You and I make a great team. You know it, I know, and everyone else knows it. We didn’t meet until you were six years old but that’s ok because we made up for all the lost time. You probably have no idea but we met on Mother’s Day 2009. Your foster parents brought you over for a “trial run” and we clicked and just like that, you and I became an us. You came from the Basset Hound rescue group and even though you’re part Lab they took you in and I fell in love. You’re funny looking. I’m sorry, but there’s no way around it. You have a Lab head stuck on a Basset Hound body and the saddest, most inquisitive eyes I’ve ever seen on a dog. You’re funny looking, but damn, you’re cute. We get stopped numerous times when we walk around Lady Bird Lake because people just want to know what you’re mixed with. You’re always so quick to give a hand sniff and a wag of the tail. You make people fall in love with you. I knew the only way someone would be able to become part of our family is if you approved it. You approved Michelle years ago and she’s given more love than you know what to do with. I also know she lets you sleep in bed when I’m traveling for work. I know what you two have been up to.

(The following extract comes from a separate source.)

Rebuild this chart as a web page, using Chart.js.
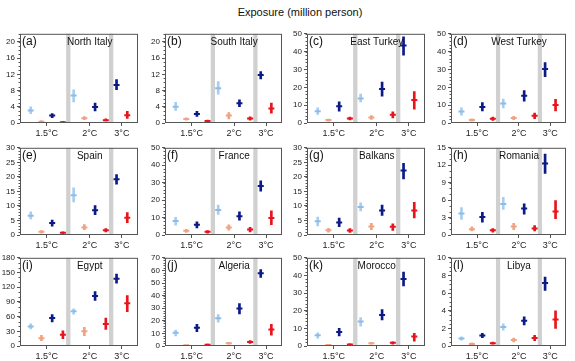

I have no idea why you were at the animal shelter but none of that matters now because you’re with me and I’m with you. You’ve been there for me when I needed to talk out loud to make sense of situations and you’re always willing to listen to me sing Aretha Franklin songs to you. This my dear, is why you’re my best friend. Remember after your surgery when you gained weight and your doctor said it was time to reign it in? I know you were kind of irritated about the diet but all the extra walking was a blast, eh? You’ve taken everything in stride and that’s what’s so endearing about you. You looked so handsome last summer when the folks at PetsMart painted your nails blue and you’re always so patient when your grandma puts bunny ears or antlers on your head.

I’m writing this letter to you while you sleep at my feet. You’re at work with me today. This isn’t unusual but the circumstances are. I tried really hard to hide my tears from you yesterday after speaking with different doctors but I just couldn’t keep them in any longer. You’re dying, friend. I don’t understand it and it’s not fair but this is the hand we’ve been dealt. My main goal right now (as it’s always been) is to keep you happy and free from pain. I want you here with me forever but I know that’s not possible. Listen to me kid, I love you unconditionally and I know that feeling is mutual. My life will forever be separated into two halves; before Waldo and after Waldo. I’ll be with you through the end, buddy – you’ll never be alone.